By the way, if you're wondering where my nerdy knowledge on bivalves is coming from, it's a combination of Mark Kurlansky's fascinating The Big Oyster: History on the Half Shell and the knowledgable Geography of Oysters by Rowan Jacobsen. Buy them, read them, and then go eat some oysters.
Cover your hand in a kitchen towel, and hold the oyster in this hand. Have the hinge (what looks like the back of the oyster) facing out. Take your oyster knife and wiggle it into the hinge. Don't force it, it should go in pretty easily. If it's difficult, try moving the knife to the side a bit to get a different angle. When it's in, twist the knife to pop the hinge, and the shell, open. Slide the knife against the top of the top shell to slice the abductor muscle. Remove the top shell, and slice the bottom abductor muscle under the oyster. I then like to flip the oyster so it looks pretty in the shell. Flick out any loose shell. Hooray!
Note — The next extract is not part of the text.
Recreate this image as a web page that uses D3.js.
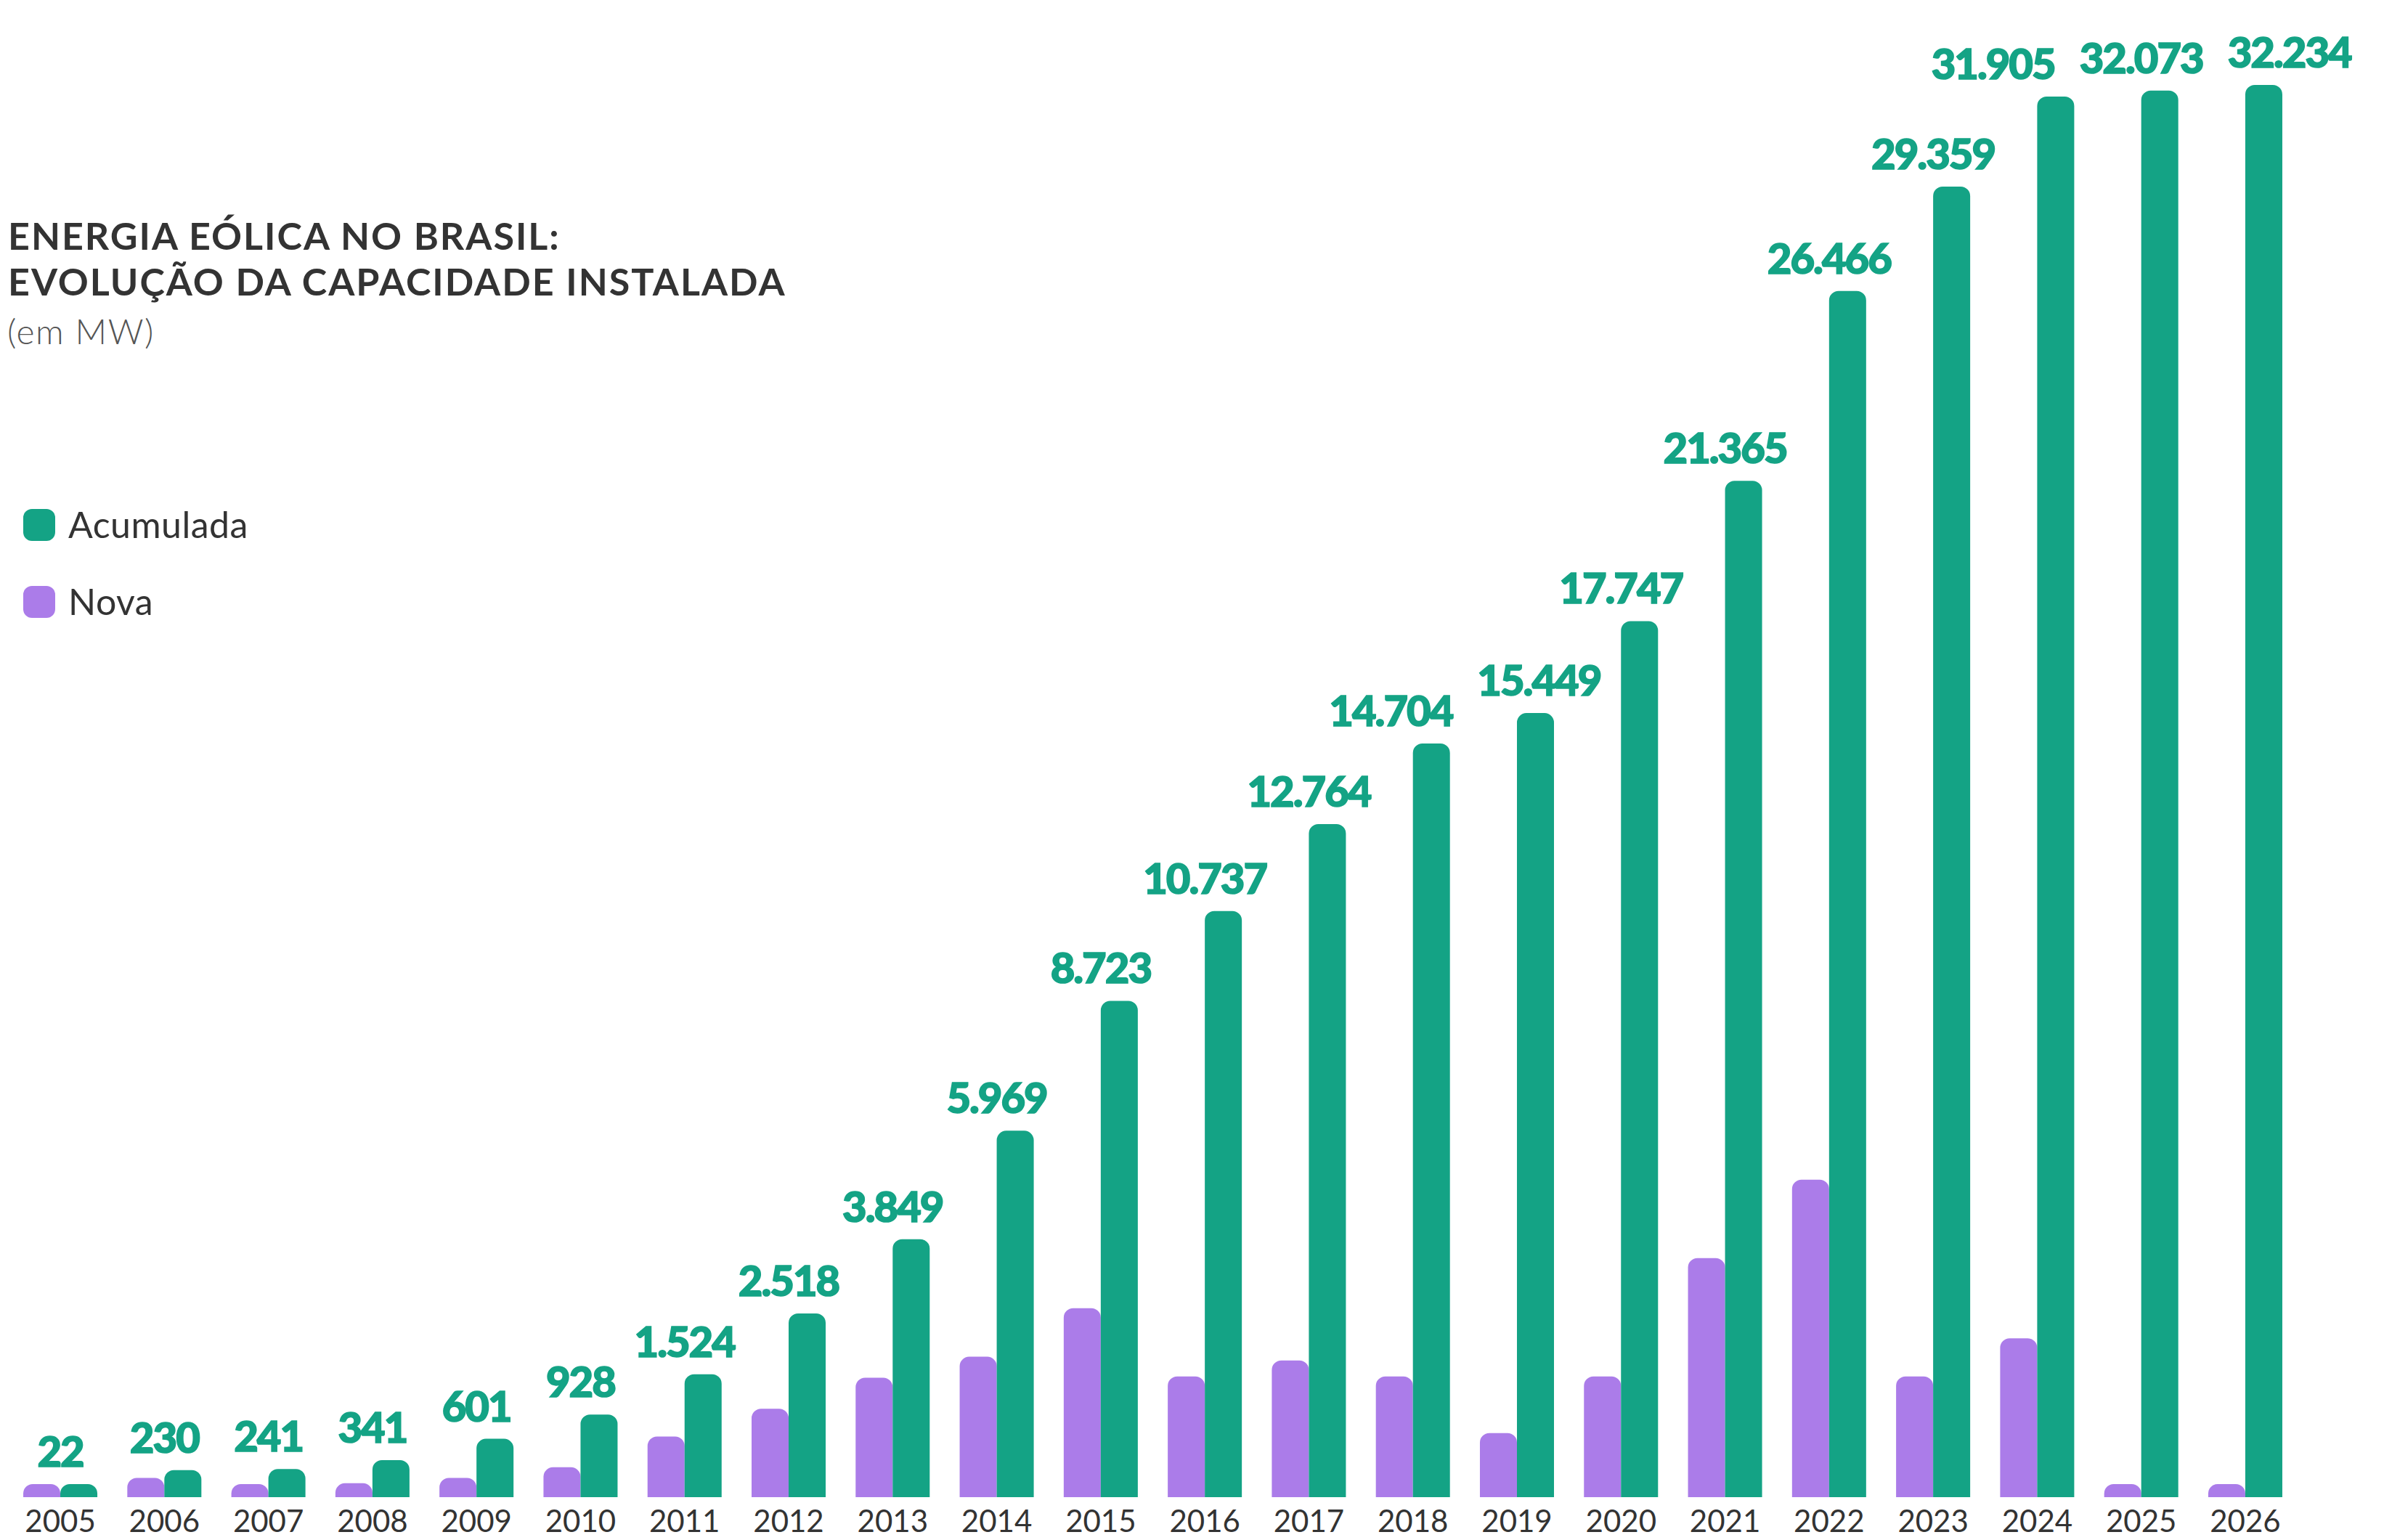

You've shucked an oyster, now eat it.
Watermelon, Lime and Sake
Oysters with Sake, lime and finely chopped watermelon. Make sure to pick a dry sake, I prefer the Junmai style ones.
Ponzu and Sriracha
This was recommended to me by a shucker: Ponzu and Sriracha. You can buy ponzu in the Asian aisle at your market, or make your own by combining the following:
1/2 cup fresh lemon juice, more to taste
1/4 cup fresh lime juice, more to taste
1/4 cup rice vinegar
1 cup soy sauce
1/4 cup dry sake
1 tablespoon honey
Whisk together the ingredients in a bowl and let it sit in your fridge over night. Strain. The ponzu will keep for at least several days in your fridge. Enjoy!
Lemon and Tapatio
A very California combination. The Tapatio has that lovely vinegar kick, but you can use any hot sauce you like. Squeeze a little lemon on top (just a few drops) and a shake of the Tapatio.